Principal's online posts on burkas, Islam lead education minister to step in
Minister Mitzie Hunter will meet with York school board to discuss handling of 'racism'
Education Minister Mitzie Hunter will meet with the leadership of the York Region District School Board (YRDSB) after one of its principals shared links on Facebook that some parents and students say are offensive to Muslims.
"It's very important to me that parents know that issues of racism are not tolerated in our schools," said Hunter, who confirmed on Tuesday the meeting would take place "in the next few days."
The posts, shared on the Facebook page of Ghada Sadaka, an elementary school principal at Sir Wilfrid Laurier Public School in Markham, were pulled down after complaints surfaced in September.
Since then, anger has mounted among parents and community members over what they believe is a lack of transparency in the YRDSB's handling of the issue.
The school board confirmed to CBC News in October that an investigation had taken place, but declined to disclose the results.

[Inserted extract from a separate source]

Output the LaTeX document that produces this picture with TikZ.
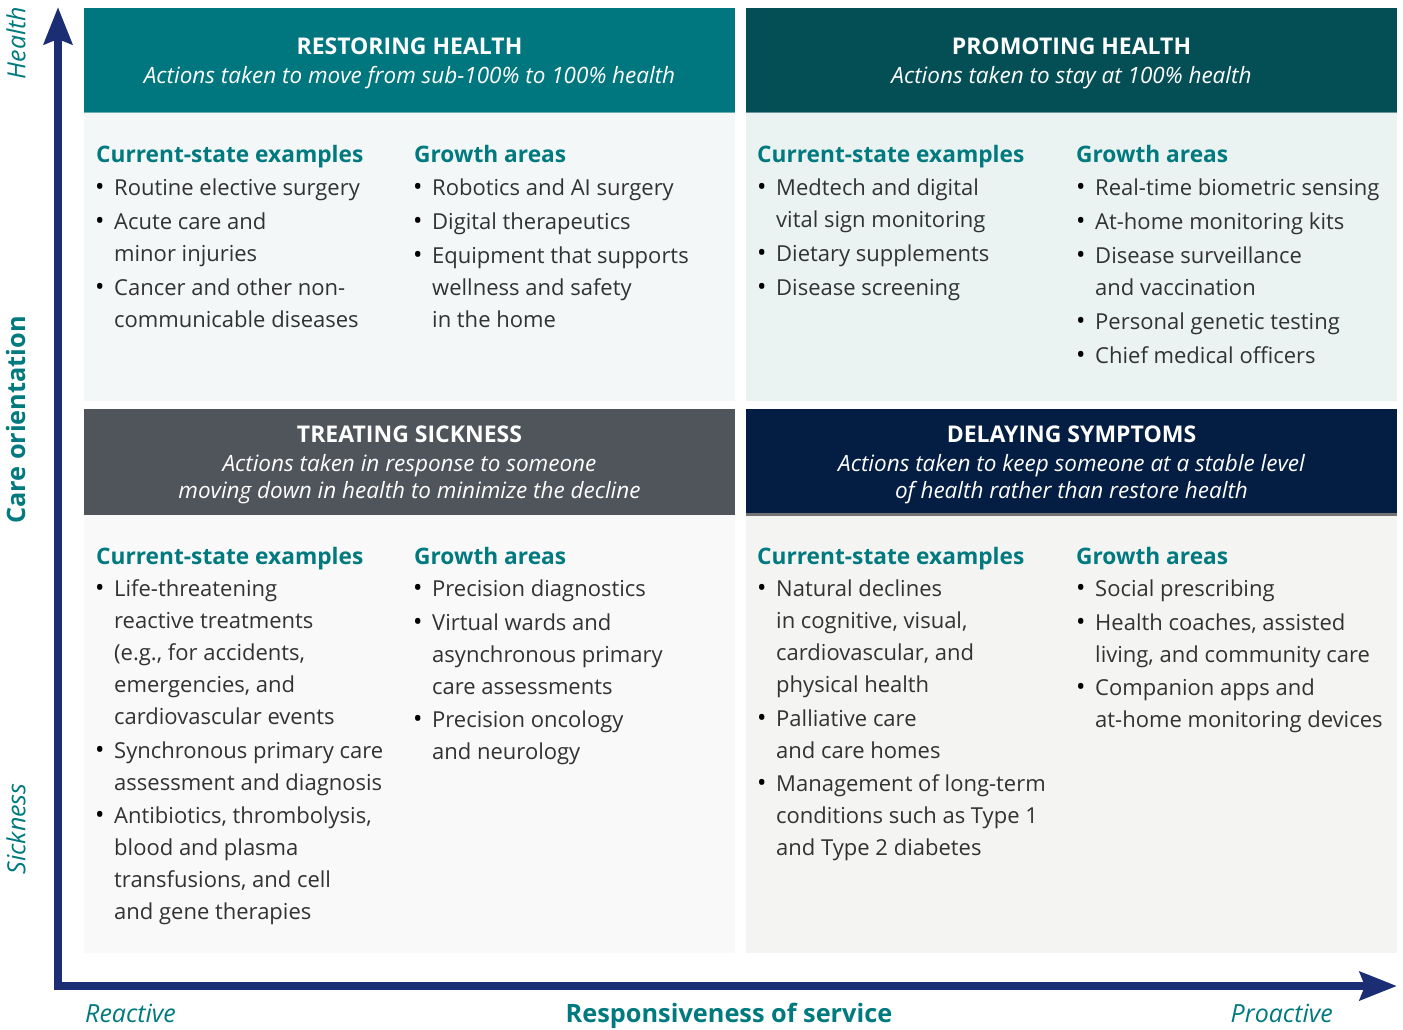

In an email, Trustee Billy Pang said that because the probe was of "a personnel nature," he is not in a position to share any details.
That prompted one concerned parent to say that she felt "stonewalled" by the process.
Open letter to Hunter asks her to 'intervene'
Hunter's plan to meet with York board leadership comes after she received an open letter signed by community leaders, community members and the Ontario Federation of Labour.
The letter criticizes the school board's refusal to share the results of its investigation into Sadaka's posts, saying that a "culture of fear" is growing inside of the YRDSB and arguing that the posts are part of a larger problem with race in the school board.
The letter ends with a request that Hunter and Associate Education Minister Indira Naidoo-Harris "please intervene."
York board says meeting has been in the works for months
Licinio Miguelo, a spokesperson for the YRDSB, said that they have yet to confirm a meeting with the minister, but that his board first requested to meet with Hunter months ago, when she was appointed.
"We would welcome the opportunity to meet with her," he said, declining to confirm if Hunter's office had been in touch with the board in the last two days or discuss the specifics of what would be talked about when the meeting takes place.
"If she were to ask us questions, we would certainly answer," he said.
Facebook posts discussed burkas, refugees, Islam
The original complaints were sparked by several links shared on Sadaka's page, including one that suggested that burkas should be banned in Europe since bikinis were banned in Muslim countries and a post that promised to tell "the truth about refugees."
In another post, Sadaka shared a CNN video about Islam in Britain, adding her own comment: "This has to go viral. Share and post! Oh Lord."
At the time the story broke, Sadaka told the Toronto Star: "I appreciate your questions, but for any further information you will have to go through the board office.".
The Ontario College of Teachers sent CBC News a link in late October confirming that Sadaka was still a member in good standing, and had not had her credentials revoked.